George Miller will forever be known (rightly so) as the Mad Max guy, but he has also been, for much of his career, one of our great fabulists. Even when he made a film based on a true story (1993’s Lorenzo’s Oil, a masterpiece), he did so with a kind of operatic flamboyance generally reserved for melodrama and myth. His latest, Three Thousand Years of Longing, is not based on fact — it’s been adapted, with quite a few liberties, from A.S. Byatt’s 1994 novella The Djinn in the Nightingale’s Eye — but it does start with the following assertion: “My story is true. You’re more likely to believe me, however, if I tell it as a fairy tale.” That sentiment could apply to any of Miller’s films.
Much like the Thousand and One Nights tales that clearly inspired it, Three Thousand Years of Longing features one narrator setting the stage for another narrator. The first voice we hear belongs to Alithea Binnie (Tilda Swinton), an internationally renowned narratologist who, during an academic conference in Istanbul, purchases a blown-glass bottle at the city’s famed Covered Bazaar and unleashes a Djinn (Idris Elba) who has been trapped inside it. The Djinn, who must grant Alithea three wishes so that he can be released from captivity for good, then relates to her his own ornate journey: It starts with his love for the Queen of Sheba (Aamito Lagum) and his sorrow at seeing her fall for the erotic wiles of King Solomon (Nicolas Mouawad), then moves on to the Ottoman court of Suleiman the Magnificent (Lachy Hulme), the brutal reign of Murad IV (Oğulcan Arman Uslu), the interregnum of Ibrahim the Mad (Jack Braddy), and, finally, to the harem of an elderly Turkish merchant in the 19th century, where the Djinn falls for the old man’s brilliant, ambitious, and frustrated young wife, Zefir (Burcu Gölgedar), after granting her the wish of total knowledge.

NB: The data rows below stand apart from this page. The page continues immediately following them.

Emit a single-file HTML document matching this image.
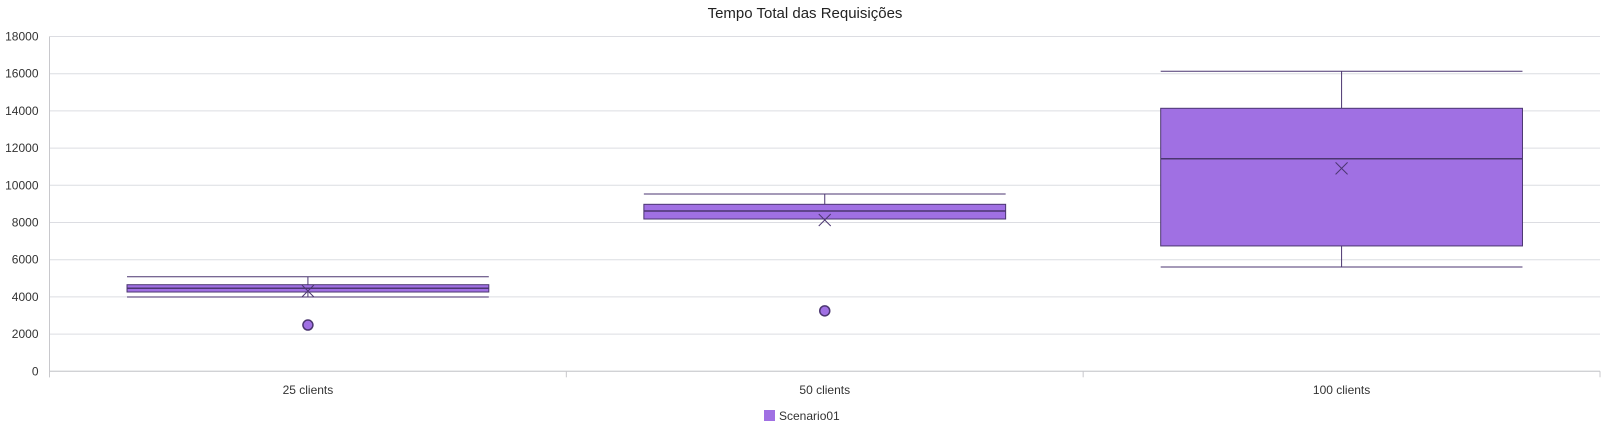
<!DOCTYPE html>
<html><head><meta charset="utf-8"><style>
body{margin:0;background:#fff;}
svg{display:block;font-family:"Liberation Sans",sans-serif;}
</style></head><body>
<svg id="chart" width="1617" height="437">
<text x="805" y="18" font-size="15" text-anchor="middle" fill="#222">Tempo Total das Requisições</text>
<g id="grid"></g><g id="boxes"></g>
<g>
<rect x="764" y="410" width="11" height="11" fill="#a070e3"></rect>
<text x="779" y="420" font-size="12" fill="#333">Scenario01</text>
</g>
</svg>
<script>
const categories=["25 clients","50 clients","100 clients"];
const whiskerMin=[3995,8188,5610];
const q1=[4263,8188,6740];
const median=[4462,8618,11430];
const q3=[4656,8978,14140];
const whiskerMax=[5086,9532,16130];
const means=[4317,8134,10910];
const outlierValues=[[2489],[3250],[]];
const yTicks=[0,2000,4000,6000,8000,10000,12000,14000,16000,18000];
const NS="http://www.w3.org/2000/svg";
const L=49.5,R=1600,Y0=371.3,Y1=36.5,YMAX=18000;
const y=v=>Y0-(v/YMAX)*(Y0-Y1);
const band=(R-L)/categories.length;
const xc=i=>L+band*(i+0.5);
function mk(t,a,p){const e=document.createElementNS(NS,t);for(const k in a)e.setAttribute(k,a[k]);p.appendChild(e);return e;}
const grid=document.getElementById('grid'),boxes=document.getElementById('boxes');
yTicks.forEach(v=>{
 const l=mk('line',{x1:L,x2:R,y1:y(v),y2:y(v),stroke:'#dcdde2','stroke-width':1},grid);
 
 
 const t=mk('text',{x:L-11,y:y(v)+4,'font-size':12,'text-anchor':'end',fill:'#333'},grid);
 t.textContent=v;
 
 
});
const ax=mk('line',{x1:L,x2:L,y1:Y1,y2:Y0+6,stroke:'#c8c8cc'},grid);


const bx=mk('line',{x1:L,x2:R,y1:Y0,y2:Y0,stroke:'#c8c8cc'},grid);


for(let i=0;i<=categories.length;i++){
 const tk=mk('line',{x1:L+band*i,x2:L+band*i,y1:Y0,y2:Y0+6,stroke:'#c8c8cc'},grid);
 
 
}
const S='#4b3670',F='#a070e3';
categories.forEach((c,i)=>{
 const cx=xc(i),w=band*0.7,x0=cx-w/2;
 const g=mk('g',{},boxes);
 
 
 mk('line',{x1:x0,x2:x0+w,y1:y(whiskerMax[i]),y2:y(whiskerMax[i]),stroke:S},g);
 mk('line',{x1:x0,x2:x0+w,y1:y(whiskerMin[i]),y2:y(whiskerMin[i]),stroke:S},g);
 mk('line',{x1:cx,x2:cx,y1:y(whiskerMax[i]),y2:y(q3[i]),stroke:S},g);
 mk('line',{x1:cx,x2:cx,y1:y(q1[i]),y2:y(whiskerMin[i]),stroke:S},g);
 mk('rect',{x:x0,y:y(q3[i]),width:w,height:Math.max(1,y(q1[i])-y(q3[i])),fill:F,stroke:S},g);
 mk('line',{x1:x0,x2:x0+w,y1:y(median[i]),y2:y(median[i]),stroke:S,'stroke-width':1.5},g);
 const my=y(means[i]);
 mk('path',{d:`M${cx-6},${my-6}L${cx+6},${my+6}M${cx+6},${my-6}L${cx-6},${my+6}`,stroke:S,fill:'none'},g);
 outlierValues[i].forEach(v=>{
  const o=mk('circle',{cx:cx,cy:y(v),r:5,fill:F,stroke:S,'stroke-width':1.5},g);
  
  
 });
 const t=mk('text',{x:cx,y:394,'font-size':12,'text-anchor':'middle',fill:'#333'},grid);
 t.textContent=c;
 
 
});
</script>
</body></html>
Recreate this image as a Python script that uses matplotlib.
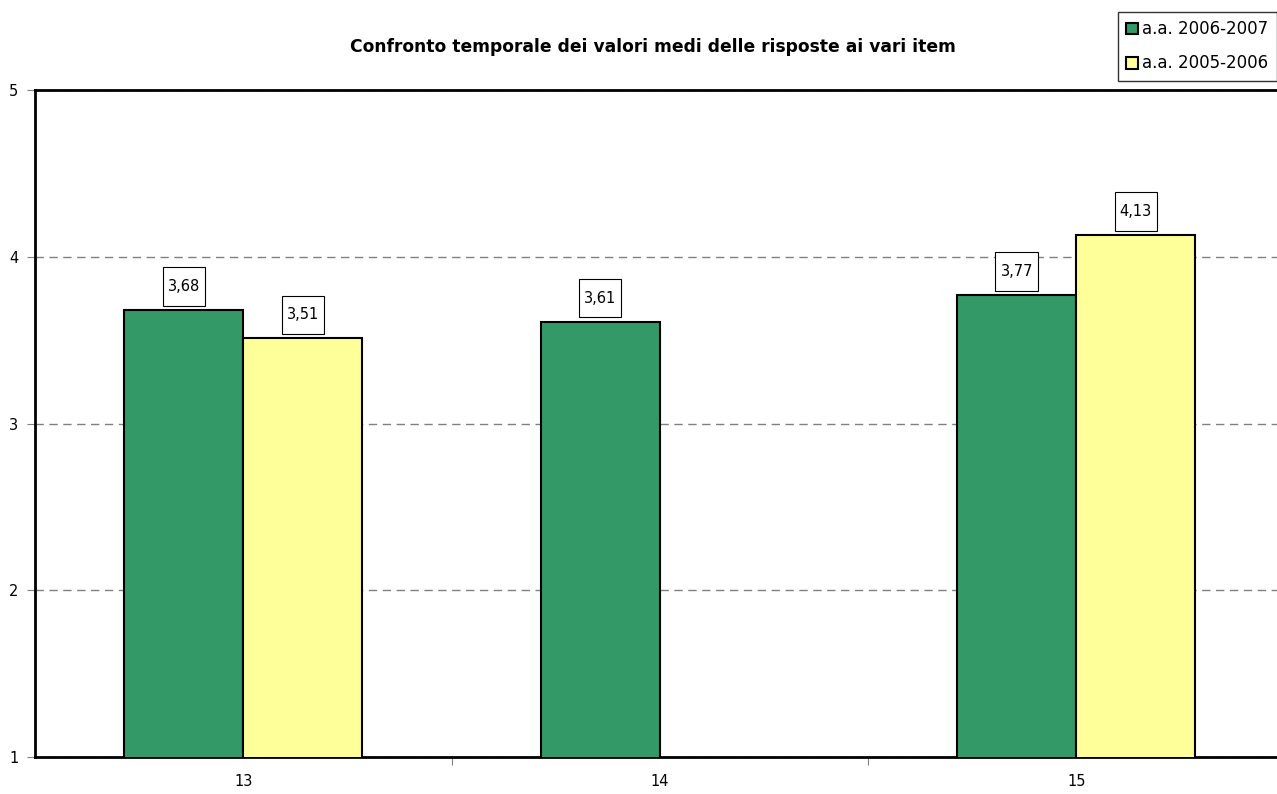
import matplotlib.pyplot as plt
from matplotlib.path import Path
import numpy as np

# dati
categorie = ['13', '14', '15']
serie_2006_2007 = [3.68, 3.61, 3.77]
serie_2005_2006 = [3.51, np.nan, 4.13]
nomi_serie = ['a.a. 2006-2007', 'a.a. 2005-2006']
colori = ['#339966', '#FFFF99']


# riquadro delle etichette: poco margine ai lati, molto sopra e sotto
def riquadro(x0, y0, width, height, mutation_size):
    px = 0.35 * mutation_size
    py = 0.8 * mutation_size
    x0, y0 = x0 - px, y0 - py
    x1, y1 = x0 + width + 2 * px, y0 + height + 2 * py
    return Path([(x0, y0), (x1, y0), (x1, y1), (x0, y1), (x0, y0)], closed=True)


fig = plt.figure(figsize=(12.77, 7.94), dpi=100)
ax = fig.add_axes([35 / 1277, 1 - 757 / 794, 1249.5 / 1277, 667 / 794])

x = np.arange(len(categorie))
w = 0.2857

barre = []
for i, (valori, nome, col) in enumerate(zip([serie_2006_2007, serie_2005_2006], nomi_serie, colori)):
    b = ax.bar(x + (i - 0.5) * w, valori, w, color=col, edgecolor='black',
               linewidth=1.5, label=nome, zorder=3)
    barre.append(b)
    for xi, v in zip(x, valori):
        if np.isnan(v):
            continue
        ax.annotate(f'{v:.2f}'.replace('.', ','), (xi + (i - 0.5) * w, v),
                    xytext=(0, 17), textcoords='offset points', ha='center', va='center',
                    fontsize=10.5, zorder=5,
                    bbox=dict(boxstyle=riquadro, fc='white', ec='black', lw=0.8))

ax.set_ylim(1, 5)
ax.set_xlim(-0.5, 2.5)
ax.set_yticks([1, 2, 3, 4, 5])
ax.set_yticklabels(['1', '2', '3', '4', '5'], fontsize=10.5)
ax.yaxis.grid(True, linestyle=(0, (6, 4)), color='#808080', linewidth=1, zorder=0)
ax.set_axisbelow(True)

# tick delle categorie ai bordi, etichette al centro
ax.set_xticks([0.5, 1.5])
ax.set_xticklabels([])
ax.set_xticks(x, minor=True)
ax.set_xticklabels(categorie, minor=True, fontsize=10.5)
ax.tick_params(axis='x', which='minor', length=0, pad=12)
ax.tick_params(axis='x', which='major', length=6, color='#808080', direction='out')
ax.tick_params(axis='y', length=6, color='#808080', direction='out', pad=6)

for s in ['left', 'bottom', 'top']:
    ax.spines[s].set_linewidth(2)
ax.spines['right'].set_visible(False)

fig.text(653 / 1277, 1 - 47 / 794, 'Confronto temporale dei valori medi delle risposte ai vari item',
         ha='center', va='center', fontsize=12.3, fontweight='bold')

leg = fig.legend(handles=barre, labels=nomi_serie, loc='upper left',
                 bbox_to_anchor=(1118 / 1277, 1 - 12 / 794), fontsize=12, frameon=True,
                 fancybox=False, edgecolor='black', handlelength=0.7, handleheight=0.7,
                 handletextpad=0.25, borderpad=0.5, labelspacing=0.97, borderaxespad=0)
leg.get_frame().set_linewidth(1)
for h in leg.legend_handles:
    h.set_linewidth(1.5)

plt.savefig('out.png', dpi=100)
plt.close()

His story is romantic, and ironic, and fantastic, so Miller leans into the exoticism of the setting and the subject, as well as the winding cadences of the Thousand and One Nights, where a tale might start by leaping centuries and geographies before landing some place specific. It’s a particular, world-traversing rhythm that anyone brought up on such stories will immediately recognize. It enhances both the sense of wonder and the element of surprise, but it also adds a metaphorical kick to a given fable — suggesting that its lessons, such as they are, transcend borders and years. What those long-ago storytellers did with words, Miller does with images, his camera glancing across epic vistas like a rock skipping across a pond.
But for all the byzantine (heh) turns of the film’s narrative, if you had to distill this story to its fable-like essence, you might simply say it’s the tale of a Djinn who grants three wishes to a woman who refuses to ask for anything. Alithea initially resists the Djinn’s entreaties, correctly pointing out that stories about wishes coming true usually turn out to be cautionary tales. As we learn, however, she’s also resisting his offer because she wants to avoid opening herself up to any kind of want, which in turn would open her up to hurt. To ask for something is to acknowledge a desire, and Alithea has already lost quite a bit on that front. Of course, the Djinn’s own millennia-spanning tales of longing — for love, for knowledge, for independence — begin to inspire her yearning as well.
As the Djinn, Elba has a captivating melancholy that speaks to the fact that he has seen and felt so much; he’s loved and been loved, and he’s betrayed and been betrayed. Contrary to the one-note, “Your wish is my command!” hocus-pocus of other genie-types we’ve seen onscreen, this character actually has an inner life, even if he still retains a sense of mystery. In fact, the film is as much his story as it is hers. Perhaps even more his than hers. Alithea initially doesn’t have all that much to do except listen. But Swinton’s expressionistic face can compellingly convey the most elaborate emotional journeys. An intellectual eager to untangle and compartmentalize everything, her character starts off as cynical and superior, but gradually becomes more vulnerable and open. She begins, in other words, to want.
And that, naturally, comes with its perils for both of them. In its final act, Miller’s film moves to England and transforms into something quite striking. The Djinn wanders today’s world, observing the scientific marvels of modern life, which in his telling gain their own fantastical aura, and begins to mull the idea that this world might not have room for beings like himself. Meanwhile, granting Alithea her wishes might well be corroding his existence.
It is at this point that we may realize, if we haven’t already, that all the film’s tales have turned on images of captivity — from the Djinn’s imprisonment in the bottle, to the Ottoman sultans and their infamous golden cages, to the physical confinements of a forced, loveless marriage. Concurrent to all that, a spiritual and emotional entrapment runs through the picture as well — from the sweet hypnosis of a story that seems to have no end, to the idea of a love that cannot be given freely. Three Thousand Years of Longing is indeed a cautionary tale, but it’s a complex, beautiful one, suggesting that love, longing, and loss are all parts of a vast, wondrous life.